The same Boomer mentality obtains in debates about immigration, multiculturalism, and other social issues.As I was growing up, America reached peak homogeneity. In 1970, less than 5 percent of the country’s population was foreign-born, a historic low. In view of this profound cultural stability, Baby Boomers entertained anxieties (some legitimate) about the conformist pressures and banalities of the vast middle-class consensus that held in their youths. They read Herbert Marcuse’s One-Dimensional Man and went to India to join ashrams. Patriotism was viewed as chauvinism. For a Baby Boomer, a society that is of one mind and united around a common cause feels claustrophobic, perhaps proto-fascistic.

The 1965 Immigration and Nationality Act inaugurated profound demographic change. We are now at a century-high level of heterogeneity, with nearly 15 percent of our population foreign-born. The once dominant middle-class consensus is denounced as racist, patriarchal, and homophobic. Our educational system preaches the gospel of multiculturalism. Whether on balance these are positive developments, or perhaps inevitable given historical realities, I don’t want to debate. My concern is with the lack of a tragic sense. The demographic and cultural transformations of American society are sold to us by Baby Boomers as a win-win. Obama, the master of this rhetoric, rang the changes on the absurd claim that “diversity is our strength.” (For the record, unity is our strength, as our venerable motto E pluribus unum reminds us.)

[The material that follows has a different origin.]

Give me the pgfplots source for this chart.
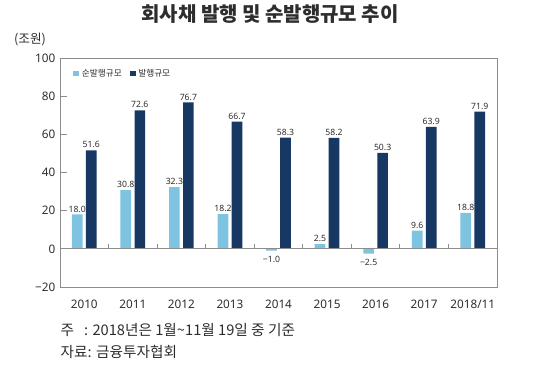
\documentclass[border=0pt]{standalone}
\usepackage{fontspec}
\setmainfont{Noto Sans CJK KR}
\newfontfamily\numfont{Noto Sans}
\usepackage{pgfplots}
\usepackage{pgfplotstable}
\pgfplotsset{compat=1.18}
\definecolor{lb}{RGB}{126,195,224}
\definecolor{db}{RGB}{22,56,98}
\definecolor{txt}{RGB}{45,45,45}
\definecolor{frm}{RGB}{140,140,140}

\pgfplotstableread{
x y lab
0 18.0 18.0
1 30.8 30.8
2 32.3 32.3
3 18.2 18.2
5 2.5 2.5
7 9.6 9.6
8 18.8 18.8
}\netpos

\pgfplotstableread{
x y lab
4 -1.0 −1.0
6 -2.5 −2.5
}\netneg

\pgfplotstableread{
x y lab
0 51.6 51.6
1 72.6 72.6
2 76.7 76.7
3 66.7 66.7
4 58.3 58.3
5 58.2 58.2
6 50.3 50.3
7 63.9 63.9
8 71.9 71.9
}\gross

\begin{document}
\begin{tikzpicture}
\useasboundingbox (0pt,0pt) rectangle (405pt,289.5pt);
\node[font=\fontsize{15}{18}\selectfont\bfseries, text=txt] at (202.5pt,279pt) {회사채 발행 및 순발행규모 추이};
\node[font=\fontsize{9.5}{11}\selectfont, text=txt] at (22.5pt,259.5pt) {(조원)};
\begin{axis}[
  at={(45pt,74.25pt)}, anchor=south west,
  scale only axis, width=327.75pt, height=171.75pt,
  xmin=-0.5, xmax=8.5, ymin=-20, ymax=100,
  ytick={-20,0,20,40,60,80,100},
  yticklabels={\mbox{−20},\mbox{0},\mbox{20},\mbox{40},\mbox{60},\mbox{80},\mbox{100}},
  xtick={0,1,2,3,4,5,6,7,8},
  xticklabels={\mbox{2010},\mbox{2011},\mbox{2012},\mbox{2013},\mbox{2014},\mbox{2015},\mbox{2016},\mbox{2017},\mbox{2018/11}},
  axis line style={frm, line width=0.6pt},
  ytick pos=left, tick align=inside, major tick length=5pt,
  ytick style={frm, line width=0.6pt},
  xtick style={draw=none},
  ticklabel style={text=txt, font=\numfont\fontsize{8.8}{10}\selectfont},
  xticklabel style={yshift=-1.25pt},
  ybar, bar width=8pt,
  nodes near coords, point meta=explicit symbolic,
  every node near coord/.append style={font=\numfont\fontsize{6.5}{7}\selectfont, text=txt, inner sep=1.5pt},
  legend style={at={(0.03,0.965)}, anchor=north west, draw=none, fill=none,
    font=\fontsize{6.5}{7}\selectfont, text=txt, legend columns=2, inner sep=0pt,
    /tikz/every even column/.append style={column sep=4pt}},
  legend cell align=left,
]
\addplot[fill=lb, draw=none, bar shift=-5.25pt, legend image code/.code={\fill[lb] (0pt,-2.2pt) rectangle (4.4pt,2.2pt);}] table[x=x,y=y,meta=lab] {\netpos};
\addlegendentry{순발행규모}
\addplot[fill=db, draw=none, bar shift=5.25pt, legend image code/.code={\fill[db] (0pt,-2.2pt) rectangle (4.4pt,2.2pt);}] table[x=x,y=y,meta=lab] {\gross};
\addlegendentry{발행규모}
\addplot[fill=lb, draw=none, bar shift=-5.25pt, forget plot,
  every node near coord/.append style={anchor=north, yshift=-2.5pt}] table[x=x,y=y,meta=lab] {\netneg};
\draw[frm, line width=0.6pt] (axis cs:-0.5,0) -- (axis cs:8.5,0);
\pgfplotsinvokeforeach{0.5,1.5,2.5,3.5,4.5,5.5,6.5,7.5}{
  \draw[frm, line width=0.6pt] (axis cs:#1,0) -- (axis cs:#1,2.6);
}
\end{axis}
\node[anchor=west, font=\fontsize{11}{12}\selectfont, text=txt] at (42pt,42pt) {주\ \ \ : 2018년은 1월\textasciitilde11월 19일 중 기준};
\node[anchor=west, font=\fontsize{11}{12}\selectfont, text=txt] at (42pt,25.5pt) {자료: 금융투자협회};
\end{tikzpicture}
\end{document}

The Boomers sought to make American society less censorious and conformist, more open and inclusive. They have largely achieved this goal, but at a cost they refuse to acknowledge.

In 1960, 8 percent of births were illegitimate. Today the rate is 40 percent — worse when we control for education. If you were born in 2021 to a mother with only a high school diploma, the odds are against your being raised by your mother and father. Recent decades have also seen increases in destructive patterns such as drug abuse, lack of social involvement, and chronic unemployment.

Our Baby Boomer leaders have worked to liberalize attitudes, to the point of enforcing punitive political correctness, on the theory that more Americans will flourish and reach their full potentials. The reality is otherwise. Far more people are morally and personally shipwrecked today than were in the past. It turns out that an “inclusive” society requires destroying the social norms that discipline us. We have what Baby Boomers desire, an open society, and it is dysfunctional.

In 2021, the death toll from heroin and fentanyl overdoses exceeded 100,000. What has been ­done in response to a drug epidemic that has killed nearly a million people since 1999? Little. Meanwhile, Baby Boomers press forward with the legalization of marijuana. This measure fits with their win-win mentality. The best way to reduce crime is to decriminalize. If we make our society more accepting and less judgmental, more open and less conformist, then we’ll be more harmonious and happy. As the sour mood of the American public indicates, the opposite is true. …

Leaders of previous centuries would not have made these mistakes:

America needs leaders who accept the tragic character of human history. …

One does not have to have faith in order to be a good leader. But it certainly helps. A religious believer knows himself to be a sinner. He is aware of the persistence of evil and the fragility of the good. Such a person is capable of bad judgment. We’re all foredoomed to make mistakes.

But he is less tempted to blind himself with a self-­complimenting moralism that clothes his motives and actions in gimcrack virtues and seduces him with false descriptions of reality — as George W. Bush did when he imagined that by turning the Middle East into a warzone he was promoting the global triumph of freedom. A less moralistic and more tragic sensibility allows us to see that he was attacking our country’s enemies.

The same tragic sense allows us to see that when Barack Obama framed identity politics as a millenarian utopia of “diversity” he was obscuring the truth. The ideology of multi­culturalism disguises our ruling class’s mismanagement of an increasingly fractious and culturally disintegrated country.